Second, digital infrastructure standards. To hedge against China's competitive advantage in 5G technology and products, the U.S. has brought together allies to promote Open-RAN 5G alternatives based on open-standard interfaces. It is promoting the standard through the U.S.-Japan Competitiveness and Resilience (CoRe) Partnership. The Future Internet Manifesto, released in April by the United States and 60 global partners, is essentially an internet within the global internet in which the United States joins allies and partners to develop trusted digital standards based on values and sets the rules that will dominate the global digital economy.
High-tech supply chains
To compete for advantages in high-tech supply chains and fill supply chain gaps, the U.S. is actively building technology alliances strategically, rather than basing them on the natural industrial ecology in areas such as semiconductors and critical minerals. The IPEF proposes new supply chain agreements to rapidly develop early-warning systems for critical supply chains.
In April 2022, the U.S. called for the establishment of a Chip Quad Alliance (Chip 4) with Taiwan — together with two countries, the Republic of Korea and Japan — to create a global semiconductor supply chain that excludes the Chinese mainland. Through CoRe, the U.S. and Japan are further strengthening cooperation in supply chains for semiconductors and critical minerals, while the U.S. and the new ROK government have established a strategic economic and technology partnership to enhance cooperation in resilient supply chains for semiconductors, batteries and critical minerals.

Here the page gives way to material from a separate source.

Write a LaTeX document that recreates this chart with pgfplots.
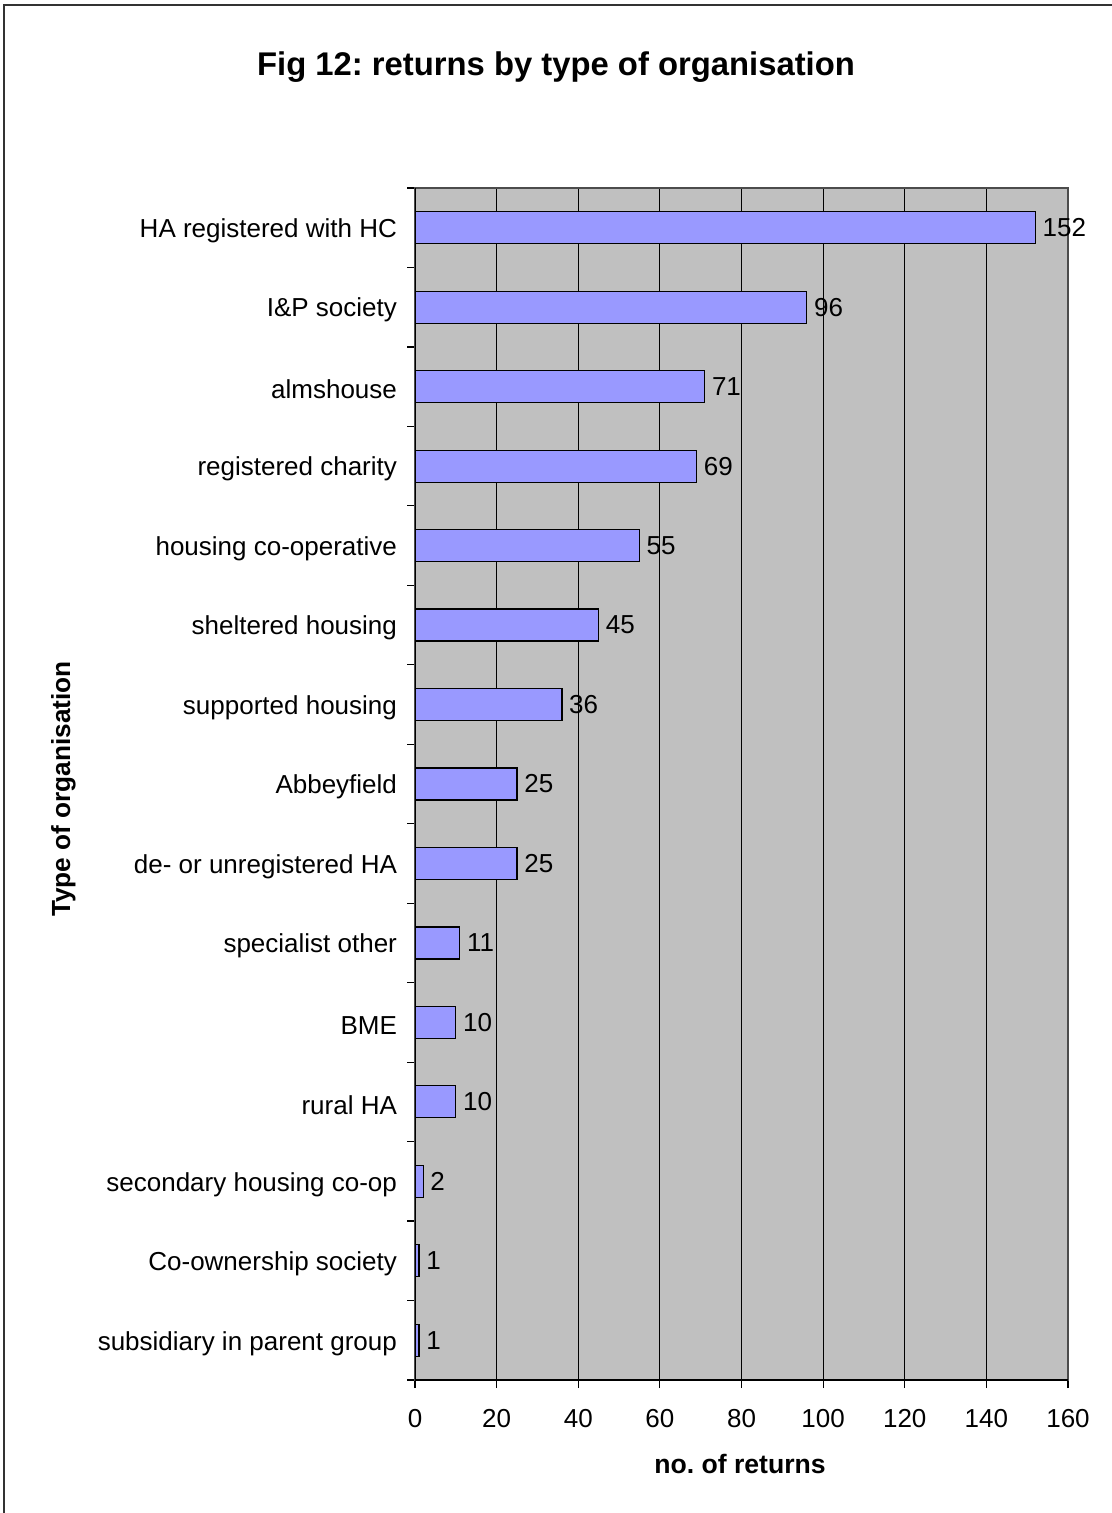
\documentclass[border=0pt]{standalone}
\usepackage{fontspec}
\setmainfont{Liberation Sans}
\usepackage{pgfplots}
\pgfplotsset{compat=1.18}
\definecolor{barblue}{HTML}{9999FF}
\definecolor{plotgray}{HTML}{C0C0C0}
\begin{document}
\frenchspacing
\begin{tikzpicture}
\useasboundingbox (0,0) rectangle (556pt,-756.5pt);
\draw[line width=1pt, black!80] (2pt,-2.5pt) rectangle (600pt,-800pt);
\node[font=\bfseries\fontsize{16.4}{20}\selectfont, anchor=base] at (278pt,-38pt) {Fig 12: returns by type of organisation};
\node[font=\bfseries\fontsize{13.3}{16}\selectfont, anchor=base] at (370pt,-736.5pt) {no. of returns};
\node[font=\bfseries\fontsize{13.1}{16}\selectfont, anchor=base, rotate=90] at (35pt,-394.5pt) {Type of organisation};
\begin{axis}[
 at={(207.5pt,-690pt)}, anchor=south west,
 scale only axis, width=326.5pt, height=596pt,
 xbar, bar width=16pt,
 xmin=0, xmax=160, ymin=-0.5, ymax=14.5,
 xtick={0,20,...,160},
 ytick={0,...,14},
 yticklabels={subsidiary in parent group, Co-ownership society, secondary housing co-op, rural HA, BME, specialist other, de- or unregistered HA, Abbeyfield, supported housing, sheltered housing, housing co-operative, registered charity, almshouse, I\&P society, HA registered with HC},
 minor ytick={-0.5,0.5,...,14.5},
 major y tick style={draw=none},
 tick align=outside,
 major tick length=4pt, minor tick length=4pt,
 xtick pos=bottom, ytick pos=left,
 xmajorgrids, major x grid style={black, line width=0.6pt},
 axis background/.style={fill=plotgray},
 axis line style={black!70, line width=0.6pt},
 tick style={black, line width=0.6pt},
 every tick label/.append style={font=\fontsize{13}{15}\selectfont},
 xticklabel style={yshift=-7pt},
 yticklabel style={xshift=-1.5pt, yshift=-1.5pt},
 /pgf/number format/assume math mode=true,
 nodes near coords,
 every node near coord/.append style={font=\fontsize{13}{15}\selectfont, black},
]
\addplot[fill=barblue, draw=black, line width=0.6pt] coordinates {(1,0) (1,1) (2,2) (10,3) (10,4) (11,5) (25,6) (25,7) (36,8) (45,9) (55,10) (69,11) (71,12) (96,13) (152,14)};
\draw[black, line width=0.8pt] (axis cs:0,-0.5) -- (axis cs:0,14.5);
\draw[black, line width=0.8pt] (axis cs:0,-0.5) -- (axis cs:160,-0.5);
\end{axis}
\end{tikzpicture}
\end{document}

Under the IPEF, the U.S. has gathered a wide range of allies and partners in the Indo-Pacific to actively shape technological, economic and trade rules based on technological alliances, thus gradually building a tiered pyramid of technology rules without the participation of China. The emergence of the IPEF signals that competition in the Indo-Pacific based on techno-political strategy is threatening the security and stability of the region and poses a new challenge to the international system based on the United Nations and the international order based on international law.
Science and technology innovation drive the progress of civilization, and the progress of civilization in turn brings sci-tech benefits to all of humanity. To effectively address the clash of civilizations, it is necessary to follow the trend of the times — peace, development, cooperation and mutual benefit — and to adopt a new common approach to security that is comprehensive, cooperative and sustainable. Outdated Cold War mentality should be abandoned. Unilateralism should be opposed. Nations should refrain from bloc politics and camp confrontation while cooperating to create a new phase of international teamwork in science and technology innovation.